The economics of open source in the world of storage.

Brian Wong, one of Sun's Distinguished Engineers spoke this morning and stated categorically that the "Storage [Market] is right to be disrupted".

He argued that the general purpose OS (such as Solaris) offers massive developer economies of scale, by which we mean operating system develepor economics. He quoted an example of one of our disk controller operating systems which we have 31 developers and no community, where as for Solaris, Sun employs 1200 people with an extended community of tens of thousands. Even if fixing bugs was the only work that developers need to do, 31 is not a lot of people, but storage devices and hence their OS need to evolve to remain useful.

He claimed that there are a number of myths about the nature of a storage device operating system, the most prevalent of which is that it needs to be real time.

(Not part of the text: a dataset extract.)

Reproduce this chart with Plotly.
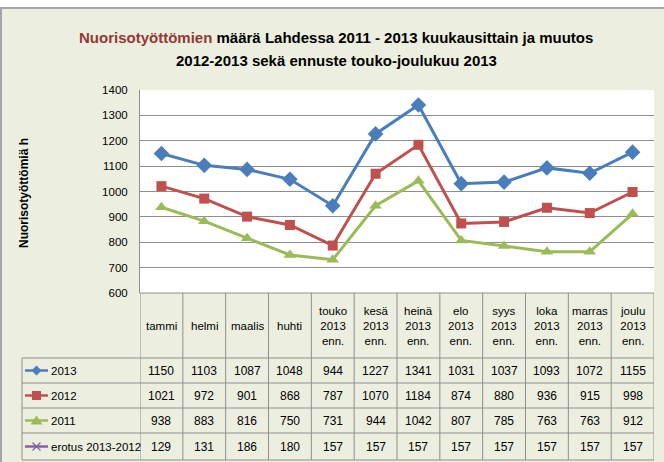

Despite the fact that Solaris has a real time scheduler, Brian argued that storage doesn't need real time.

Furthermore, Solaris is well positioned because as large drives and larger drives come onto the market, Sun's portfolio of storage operating systems functionality which now includes ZFS, Solaris Cluster, the fault management architecture & SMF, together with the highly functional SAM-FS/QFS and Sun availability suit delivers storage functionality to storage administrators and architects. It may also act as very attractive platform for new entrants to the market as opensolaris is available under the Community Development and Distribution License which means that they do not inherit a duty to publish their innovations.

What with the industry leading science in tape devices, we have some interesting times ahead.